‘Most of the photographs in your paper, unless they are hard news, are lies,” says Martin Parr. “Fashion pictures show people looking glamorous. Travel pictures show a place looking at its best, nothing to do with the reality. In the cookery pages, the food always looks amazing, right? Most of the pictures we consume are propaganda.”
Parr, 59 years old and perhaps Britain’s best known photographic chronicler of modern life, is sitting in the kitchen of his beautiful Georgian house in Clifton, Bristol. He has served me tea from a fine china pot and “posh biscuits” bought from the deli up the hill. Susie, his wife of 30 years, is stirring something on the hob. Everything looks rather lovely.

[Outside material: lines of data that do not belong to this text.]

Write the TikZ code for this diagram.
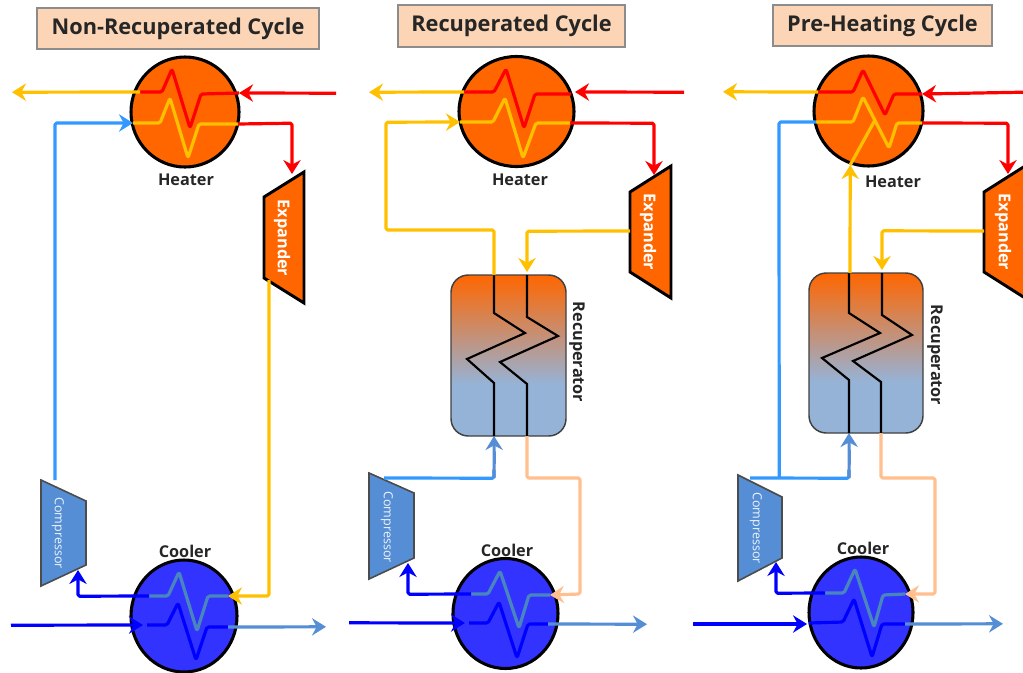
\documentclass[tikz,border=0pt]{standalone}
\usepackage{fontspec}
\setmainfont{Open Sans}
\usetikzlibrary{arrows.meta,shapes.geometric}
\definecolor{orng}{HTML}{FF6600}
\definecolor{yel}{HTML}{FFC000}
\definecolor{skyb}{HTML}{3399FF}
\definecolor{midb}{HTML}{558ED5}
\definecolor{teal2}{HTML}{4A86BE}
\definecolor{coolf}{HTML}{3333FF}
\definecolor{peach}{HTML}{FFBF8F}
\definecolor{titlef}{HTML}{FBD5B5}
\definecolor{recb}{HTML}{95B3D7}
\pgfdeclareverticalshading{recupshade}{100bp}{color(0bp)=(recb); color(41bp)=(recb); color(75bp)=(orng); color(100bp)=(orng)}
\tikzset{
  flow/.style={line width=2.4pt,line join=round,rounded corners=1.2pt},
  arr/.style={flow,-{Stealth[length=10.5pt,width=13pt,inset=3.5pt]}},
  exch/.style n args={3}{ellipse,draw=black,line width=2.3pt,fill=#1,inner sep=0pt,minimum width=#2*0.75pt,minimum height=#3*0.75pt},
  recup/.style 2 args={rectangle,rounded corners=13pt,draw=black!75,line width=1.1pt,shading=recupshade,inner sep=0pt,minimum width=#1*0.75pt,minimum height=#2*0.75pt},
  titlebox/.style={rectangle,draw=black!45,line width=1pt,fill=titlef,inner sep=0pt,font=\bfseries\fontsize{16.3}{18}\selectfont,text=black!85},
  complabel/.style={font=\bfseries\fontsize{12.2}{14}\selectfont,text=black!85},
  explabel/.style={rotate=-90,font=\bfseries\fontsize{12.2}{14}\selectfont,text=white},
  cmplabel/.style={rotate=-90,font=\fontsize{9.4}{11}\selectfont,text=white!90!midb},
  expander/.style={draw=black,line width=2.2pt,fill=orng,line join=miter},
  compressor/.style={draw=black!70,line width=1.2pt,fill=midb,line join=miter},
  coil/.style={line width=1.6pt,draw=black,line join=miter},
}
\begin{document}
\begin{tikzpicture}[x=0.75pt,y=-0.75pt]
\useasboundingbox (0,0) rectangle (1023,672);
\clip (0,0) rectangle (1023,672);

%% ---------- Panel 1 ----------
\node[titlebox,minimum width=282*0.75pt,minimum height=41*0.75pt] (t1) at (178,28.5) {Non-Recuperated Cycle};
\node[exch={orng}{108}{110}] (h1) at (185,112) {};
\node[exch={coolf}{106}{112}] (c1) at (184,616) {};
\node[complabel] (hl1) at (186,180) {Heater};
\node[complabel] (cl1) at (185,551) {Cooler};
\draw[expander] (264,197) -- (304,172) -- (304,303) -- (264,278) -- cycle;
\node[explabel] (el1) at (282,238) {Expander};
\draw[compressor] (41,480) -- (86,501) -- (86,565) -- (41,586) -- cycle;
\node[cmplabel] (pl1) at (58,533) {Compressor};
\coordinate (h1a) at (140,92);
\coordinate (h1b) at (239,93);
\coordinate (h1c) at (133,123);
\coordinate (h1d) at (238,124);
\coordinate (e1i) at (292,174);
\coordinate (e1o) at (269,280);
\coordinate (p1o) at (55,480);
\coordinate (p1i) at (78,570);
\coordinate (c1a) at (228,596);
\coordinate (c1b) at (149,596);
\coordinate (c1c) at (147,625);
\coordinate (c1d) at (228,627);
\coordinate (f1a) at (12,92.2);
\coordinate (f1b) at (336,93.2);
\coordinate (f1c) at (11,625.2);
\coordinate (f1d) at (326,626.8);
\coordinate (f1e) at (143,625);
\draw[flow,red] (h1a) -- (162,92) -- (172,69) -- (190,128) -- (201,94) -- (h1b);
\draw[flow,yel] (h1c) -- (160,123) -- (170,98) -- (188,158) -- (199,124) -- (h1d);
\draw[flow,teal2] (c1b) -- (168,596) -- (179,572) -- (197,631) -- (208,596) -- (c1a);
\draw[flow,blue] (c1c) -- (167,625) -- (178,603) -- (196,660) -- (207,627) -- (c1d);
\draw[arr,yel] (h1a) -- (f1a);
\draw[arr,red] (f1b) -- (h1b);
\draw[arr,skyb] (p1o) -- (55,123) -- (h1c);
\draw[arr,red] (h1d) -- (292,123.2) -- (e1i);
\draw[arr,yel] (e1o) -- (269,596) -- (c1a);
\draw[arr,blue] (c1b) -- (78,596.2) -- (p1i);
\draw[arr,blue] (f1c) -- (f1e);
\draw[arr,midb] (c1d) -- (f1d);

%% ---------- Panel 2 ----------
\node[titlebox,minimum width=227*0.75pt,minimum height=42*0.75pt] (t2) at (511.5,26) {Recuperated Cycle};
\node[exch={orng}{115}{110}] (h2) at (516.5,111.5) {};
\node[exch={coolf}{105}{110}] (c2) at (505.5,613.5) {};
\node[recup={115}{161}] (r2) at (508.5,355.5) {};
\node[complabel] (hl2) at (520,180) {Heater};
\node[complabel] (cl2) at (507,550) {Cooler};
\node[complabel,rotate=-90] (rl2) at (577,352) {Recuperator};
\draw[expander] (630,192) -- (671,166) -- (671,298) -- (630,272) -- cycle;
\node[explabel] (el2) at (648,232) {Expander};
\draw[compressor] (369,473) -- (414,493) -- (414,558) -- (369,579) -- cycle;
\node[cmplabel] (pl2) at (387,527) {Compressor};
\coordinate (r2a) at (494,275);
\coordinate (r2b) at (527,275);
\coordinate (r2c) at (494,436);
\coordinate (r2d) at (527,436);
\coordinate (h2a) at (464,92);
\coordinate (h2b) at (571,94);
\coordinate (h2c) at (460,122);
\coordinate (h2d) at (570,123);
\coordinate (e2i) at (654,175);
\coordinate (e2o) at (630,231);
\coordinate (p2o) at (384,478);
\coordinate (p2i) at (408,563);
\coordinate (c2a) at (550,595);
\coordinate (c2b) at (471,594);
\coordinate (c2c) at (465,623);
\coordinate (c2z) at (469,623);
\coordinate (c2d) at (548,624);
\coordinate (f2a) at (369,92.2);
\coordinate (f2b) at (684,92.2);
\coordinate (f2c) at (349,622.8);
\coordinate (f2d) at (647,624.2);
\coordinate (f2e) at (575,92);
\draw[coil] (r2a) -- (494,313) -- (525,333) -- (467,359) -- (494,383) -- (r2c);
\draw[coil] (r2b) -- (527,317) -- (558,336) -- (500,362) -- (527,384) -- (r2d);
\draw[flow,red] (h2a) -- (494,92) -- (506,69) -- (524,128) -- (535,94) -- (h2b);
\draw[flow,yel] (h2c) -- (493,122) -- (505,98) -- (523,158) -- (536,123) -- (h2d);
\draw[flow,teal2] (c2b) -- (488,594) -- (500,571) -- (519,628) -- (529,595) -- (c2a);
\draw[flow,blue] (c2z) -- (488,623) -- (499,602) -- (517,658) -- (528,624) -- (c2d);
\draw[arr,yel] (h2a) -- (f2a);
\draw[arr,red] (f2b) -- (f2e);
\draw[arr,yel] (r2a) -- (494,230) -- (386,230) -- (386,122.2) -- (h2c);
\draw[arr,red] (h2d) -- (654,123.2) -- (e2i);
\draw[arr,yel] (e2o) -- (527,231.2) -- (527,272);
\draw[flow,skyb] (p2o) -- (494,478.2) -- (494,470);
\draw[arr,midb] (494,478) -- (494.2,458) -- (r2c);
\draw[arr,peach] (r2d) -- (527,478) -- (580,478) -- (580,594) -- (c2a);
\draw[arr,blue] (c2b) -- (408,594.2) -- (p2i);
\draw[arr,blue] (f2c) -- (c2c);
\draw[arr,midb] (c2d) -- (f2d);

%% ---------- Panel 3 ----------
\node[titlebox,minimum width=219*0.75pt,minimum height=41*0.75pt] (t3) at (882.5,25.5) {Pre-Heating Cycle};
\node[exch={orng}{109}{110}] (h3) at (868.5,111) {};
\node[exch={coolf}{104}{111}] (c3) at (861,612.5) {};
\node[recup={114}{160}] (r3) at (866,353) {};
\node[complabel] (hl3) at (893,182) {Heater};
\node[complabel] (cl3) at (863,548) {Cooler};
\node[complabel,rotate=-90] (rl3) at (935,355) {Recuperator};
\draw[expander] (984,192) -- (1025,166) -- (1025,298) -- (984,272) -- cycle;
\node[explabel] (el3) at (1003,232) {Expander};
\draw[compressor] (738,475) -- (782,497) -- (782,558) -- (738,581) -- cycle;
\node[cmplabel] (pl3) at (756,528) {Compressor};
\coordinate (r3a) at (850,273);
\coordinate (r3b) at (882,273);
\coordinate (r3c) at (849,433);
\coordinate (r3d) at (881,433);
\coordinate (h3a) at (818,92);
\coordinate (h3b) at (922,94);
\coordinate (h3c) at (816,122);
\coordinate (h3d) at (922,123);
\coordinate (h3e) at (850.2,165);
\coordinate (h3f) at (875,120);
\coordinate (e3i) at (1008,174);
\coordinate (e3o) at (984,231);
\coordinate (p3o) at (750,478);
\coordinate (p3i) at (776,562);
\coordinate (c3a) at (905,594);
\coordinate (c3b) at (825,593);
\coordinate (c3c) at (809,623);
\coordinate (c3d) at (905,624);
\coordinate (f3a) at (723,91.8);
\coordinate (f3b) at (1023,92.2);
\coordinate (f3c) at (693,624);
\coordinate (f3d) at (1003,623.8);
\coordinate (f3e) at (807,624);
\coordinate (j3) at (779.2,478);
\draw[coil] (849,273) -- (849,313) -- (880,333) -- (822,358) -- (849,380) -- (r3c);
\draw[coil] (r3b) -- (882,315) -- (912,335) -- (853,361) -- (881,382) -- (r3d);
\draw[flow,red] (h3a) -- (853,92) -- (863,70) -- (885,115) -- (894,94) -- (h3b);
\draw[flow,yel] (h3c) -- (853,122) -- (863,97) -- (889,148) -- (897,123) -- (h3d);
\draw[flow,yel] (h3e) -- (h3f);
\draw[flow,teal2] (c3b) -- (844,593) -- (855,569) -- (874,627) -- (883,595) -- (c3a);
\draw[flow,blue] (c3c) -- (843,622) -- (854,599) -- (872,657) -- (882,624) -- (c3d);
\draw[arr,yel] (h3a) -- (f3a);
\draw[arr,red] (f3b) -- (h3b);
\draw[flow,skyb] (j3) -- (779,122) -- (h3c);
\draw[arr,yel] (r3a) -- (h3e);
\draw[arr,red] (h3d) -- (1008,123.2) -- (e3i);
\draw[arr,yel] (e3o) -- (882,230.8) -- (882,270);
\draw[flow,skyb] (p3o) -- (849,478.2) -- (849,470);
\draw[arr,midb] (849,478) -- (849.2,458) -- (r3c);
\draw[arr,peach] (r3d) -- (881,478) -- (935,478) -- (935,594) -- (c3a);
\draw[arr,blue] (c3b) -- (776,593.2) -- (p3i);
\draw[arr,blue] (f3c) -- (f3e);
\draw[arr,midb] (c3d) -- (f3d);
\end{tikzpicture}
\end{document}
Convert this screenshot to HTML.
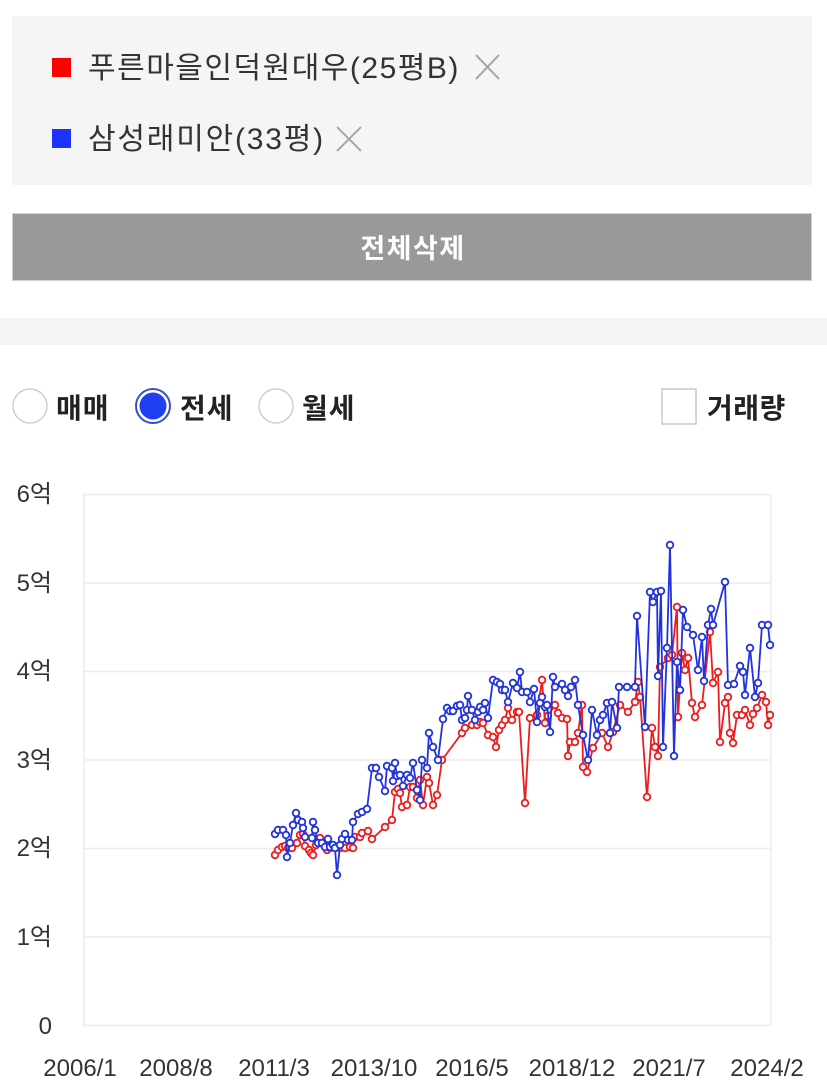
<!DOCTYPE html>
<html><head><meta charset="utf-8"><style>
html,body{margin:0;padding:0;background:#fff;}
svg{display:block;}
</style></head><body>
<svg width="827" height="1091" viewBox="0 0 827 1091" xmlns="http://www.w3.org/2000/svg" font-family="'Liberation Sans','Noto Sans CJK KR',sans-serif">
<defs>
<marker id="mr" markerUnits="userSpaceOnUse" markerWidth="12" markerHeight="12" refX="6" refY="6" viewBox="0 0 12 12"><circle cx="6" cy="6" r="3.3" fill="#fff" stroke="#ee1c1c" stroke-width="1.8"/></marker>
<marker id="mb" markerUnits="userSpaceOnUse" markerWidth="12" markerHeight="12" refX="6" refY="6" viewBox="0 0 12 12"><circle cx="6" cy="6" r="3.3" fill="#fff" stroke="#2233dd" stroke-width="1.8"/></marker>
</defs>

<!-- selection box -->
<rect x="12" y="16" width="800" height="169" fill="#f5f5f5"/>
<rect x="52" y="58" width="19" height="19" fill="#ff0000"/>
<text x="88" y="78" font-size="30" fill="#333" letter-spacing="1.5">푸른마을인덕원대우(25평B)</text>
<path d="M476 55 L499 79 M499 55 L476 79" stroke="#a8a8a8" stroke-width="2" fill="none"/>
<rect x="52" y="129" width="19" height="19" fill="#1e32ff"/>
<text x="88" y="149" font-size="30" fill="#333" letter-spacing="1.8">삼성래미안(33평)</text>
<path d="M337 127 L361 151 M361 127 L337 151" stroke="#a8a8a8" stroke-width="2" fill="none"/>

<!-- button -->
<rect x="12.5" y="213.5" width="799" height="67" fill="#999" stroke="#d0d0d0" stroke-width="1"/>
<text x="413" y="258" font-size="27" font-weight="bold" fill="#fff" text-anchor="middle" letter-spacing="1.5">전체삭제</text>

<!-- band -->
<rect x="0" y="318" width="827" height="27" fill="#f4f4f4"/>

<!-- radios -->
<circle cx="30" cy="406" r="17" fill="#fff" stroke="#cfcfcf" stroke-width="1.5"/>
<text x="56" y="418" font-size="28" font-weight="bold" fill="#222" letter-spacing="1">매매</text>
<circle cx="153" cy="406" r="17" fill="#fff" stroke="#3a4fc8" stroke-width="2"/>
<circle cx="153" cy="406" r="13.5" fill="#1f3ff5"/>
<text x="180" y="418" font-size="28" font-weight="bold" fill="#222" letter-spacing="1">전세</text>
<circle cx="276" cy="406" r="17" fill="#fff" stroke="#cfcfcf" stroke-width="1.5"/>
<text x="302" y="418" font-size="28" font-weight="bold" fill="#222" letter-spacing="1">월세</text>
<rect x="662" y="389" width="34" height="35" fill="#fff" stroke="#c8c8c8" stroke-width="1.5"/>
<text x="707" y="418" font-size="28" font-weight="bold" fill="#222" letter-spacing="0.5">거래량</text>

<!-- chart grid -->
<g stroke="#ececec" stroke-width="1.5" fill="none">
<line x1="84" y1="583" x2="771" y2="583"/>
<line x1="84" y1="671.5" x2="771" y2="671.5"/>
<line x1="84" y1="760" x2="771" y2="760"/>
<line x1="84" y1="848.5" x2="771" y2="848.5"/>
<line x1="84" y1="937" x2="771" y2="937"/>
<rect x="84" y="494.5" width="687" height="531"/>
</g>

<!-- y labels -->
<g font-size="24" fill="#333" text-anchor="end">
<text x="52" y="502">6억</text>
<text x="52" y="591">5억</text>
<text x="52" y="679">4억</text>
<text x="52" y="768">3억</text>
<text x="52" y="856">2억</text>
<text x="52" y="945">1억</text>
<text x="52" y="1034">0</text>
</g>

<!-- x labels -->
<g font-size="24" fill="#333" text-anchor="middle">
<text x="80" y="1076">2006/1</text>
<text x="176" y="1076">2008/8</text>
<text x="274" y="1076">2011/3</text>
<text x="374" y="1076">2013/10</text>
<text x="472" y="1076">2016/5</text>
<text x="572" y="1076">2018/12</text>
<text x="669" y="1076">2021/7</text>
<text x="767" y="1076">2024/2</text>
</g>

<!-- red series -->
<polyline fill="none" stroke="#ee1c1c" stroke-width="1.8" stroke-linejoin="round" marker-start="url(#mr)" marker-mid="url(#mr)" marker-end="url(#mr)" points="275,855 278,850 282,847 285,846 288,848 292,848 297,843 300,835 303,834 305,846 309,850 311,853 313,855 316,845 320,838 324,845 327,850 330,848 335,848 340,848 345,848 350,847 353,848 355,837 360,837 362,833 368,831 372,839 385,827 392,820 395,792 398,789 400,793 402,807 407,805 410,787 413,787 417,798 420,780 423,805 427,777 429,783 433,805 437,795 442,760 462,733 465,728 472,725 477,725 480,722 483,723 488,735 493,737 496,747 499,730 502,725 505,720 508,708 512,720 517,712 519,712 525,803 530,718 537,715 542,680 545,723 548,716 555,705 558,713 562,718 567,719 568,756 570,742 575,742 578,733 582,705 583,767 587,772 593,748 602,733 608,747 613,732 620,705 628,712 635,702 638,682 640,697 647,797 652,728 655,747 658,756 660,667 668,658 672,655 677,607 678,717 682,653 685,670 688,658 692,703 695,717 702,705 710,632 713,683 718,672 720,742 725,703 728,697 730,733 733,743 737,715 742,715 745,710 750,725 753,714 757,708 762,695 766,702 768,725 770,715"/>

<!-- blue series -->
<polyline fill="none" stroke="#2233dd" stroke-width="1.8" stroke-linejoin="round" marker-start="url(#mb)" marker-mid="url(#mb)" marker-end="url(#mb)" points="275,834 278,830 283,830 286,835 287,857 290,843 293,825 296,813 298,820 302,822 303,828 305,837 312,838 313,822 315,830 318,843 322,843 325,847 328,839 330,847 333,845 335,848 337,875 340,845 342,839 345,834 348,840 352,840 353,822 358,814 362,812 367,809 372,768 376,768 379,777 385,791 387,766 392,768 393,781 395,763 397,776 400,775 403,786 407,775 410,778 413,763 417,790 420,800 422,760 427,768 429,733 433,747 438,760 443,719 447,708 450,711 453,711 457,706 460,705 462,720 465,718 467,710 468,696 472,710 475,720 478,712 480,707 483,710 485,703 488,718 493,680 497,682 500,684 502,690 505,690 508,702 513,683 517,688 520,672 522,692 527,692 530,702 534,689 537,722 540,703 542,697 545,707 547,705 550,732 553,677 555,687 562,684 565,690 568,696 571,687 575,680 578,705 583,735 588,760 592,710 597,735 600,720 603,715 607,703 610,733 612,702 617,728 619,687 627,687 635,687 637,616 645,727 650,592 653,602 657,592 658,676 661,591 663,747 667,648 670,545 674,756 677,662 680,690 683,610 687,627 693,635 698,670 702,637 704,681 708,625 711,609 713,625 725,582 728,685 734,684 740,666 743,672 745,695 750,648 755,697 758,683 762,625 768,625 770,645"/>
</svg>
</body></html>
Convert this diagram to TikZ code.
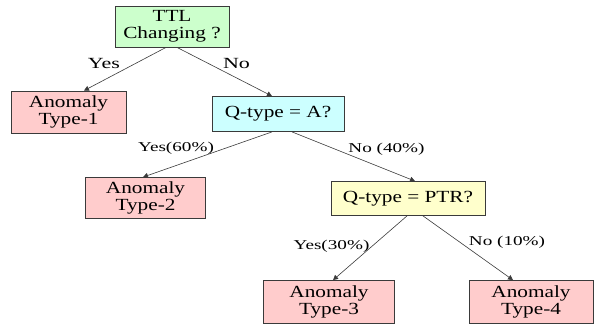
\documentclass[tikz,border=0pt]{standalone}
\usepackage{fontspec}
\setmainfont[FakeStretch=1.42]{Liberation Serif}
\newfontfamily\boxfont[FakeStretch=1.25]{Liberation Serif}
\usetikzlibrary{arrows.meta}
\definecolor{gfill}{HTML}{CCFFCC}
\definecolor{pfill}{HTML}{FFCCCC}
\definecolor{bfill}{HTML}{CCFFFF}
\definecolor{yfill}{HTML}{FFFFCC}
\definecolor{edgec}{HTML}{3A3A3A}
\tikzset{
  box/.style={draw=edgec, line width=0.8pt, align=center, inner sep=0pt,
    font=\boxfont\fontsize{17}{16.5}\selectfont},
  edge/.style={draw=edgec, line width=0.6pt, -{Triangle[length=5pt,width=5pt]}},
  lbl/.style={inner sep=0pt, font=\fontsize{15.5}{16}\selectfont},
  plbl/.style={inner sep=0pt, font=\fontsize{13.5}{14}\selectfont},
}
\begin{document}
\begin{tikzpicture}[x=1pt,y=-1pt]
\useasboundingbox (0,0) rectangle (594,327);
\node[box, fill=gfill, minimum width=114pt, minimum height=41pt] (ttl) at (172,26.5) {TTL\\Changing ?};
\node[box, fill=pfill, minimum width=115pt, minimum height=42pt] (t1) at (68.5,112) {Anomaly\\Type-1};
\node[box, fill=bfill, minimum width=132pt, minimum height=35pt] (qa) at (278,114) {Q-type = A?};
\node[box, fill=pfill, minimum width=120pt, minimum height=41pt] (t2) at (145.5,198) {Anomaly\\Type-2};
\node[box, fill=yfill, minimum width=154pt, minimum height=34pt] (ptr) at (408,198.5) {Q-type = PTR?};
\node[box, fill=pfill, minimum width=131pt, minimum height=43pt] (t3) at (329,302) {Anomaly\\Type-3};
\node[box, fill=pfill, minimum width=124pt, minimum height=43pt] (t4) at (531,302) {Anomaly\\Type-4};

\draw[edge] ([xshift=-6pt]ttl.south) -- ([xshift=15.5pt]t1.north);
\draw[edge] ([xshift=5pt]ttl.south) -- ([xshift=-6pt]qa.north);
\draw[edge] ([xshift=-6pt]qa.south) -- ([xshift=-2.5pt]t2.north);
\draw[edge] ([xshift=14pt]qa.south) -- ([xshift=7pt]ptr.north);
\draw[edge] ([xshift=-1pt]ptr.south) -- ([xshift=4pt]t3.north);
\draw[edge] ([xshift=15pt]ptr.south) -- ([xshift=-18pt]t4.north);

\node[lbl] (l1) at (104,63) {Yes};
\node[lbl] (l2) at (236.5,63) {No};
\node[plbl] (l3) at (176,148) {Yes(60\%)};
\node[plbl] (l4) at (386.5,149) {No (40\%)};
\node[plbl] (l5) at (331.5,246) {Yes(30\%)};
\node[plbl] (l6) at (507,242.5) {No (10\%)};
\end{tikzpicture}
\end{document}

Everything, that is, except the appalled expression on Parr’s face when I suggest that sometimes, regardless of their truthfulness, pictures of things looking their best might be exactly what people want to see. “Of course,” he says, “but what people want…” He hits that last word with the force of a punch, then lapses into silence, as if the very thought of taking a photograph that perpetuates a fantasy disgusts him beyond words.
“If you go to the supermarket and buy a package of food and look at the photo on the front, the food never looks like that inside, does it? That is a fundamental lie we are sold every day. Part of the role of photography is to exaggerate, and that is an aspect that I have to puncture. I do that by showing the world as I really find it.”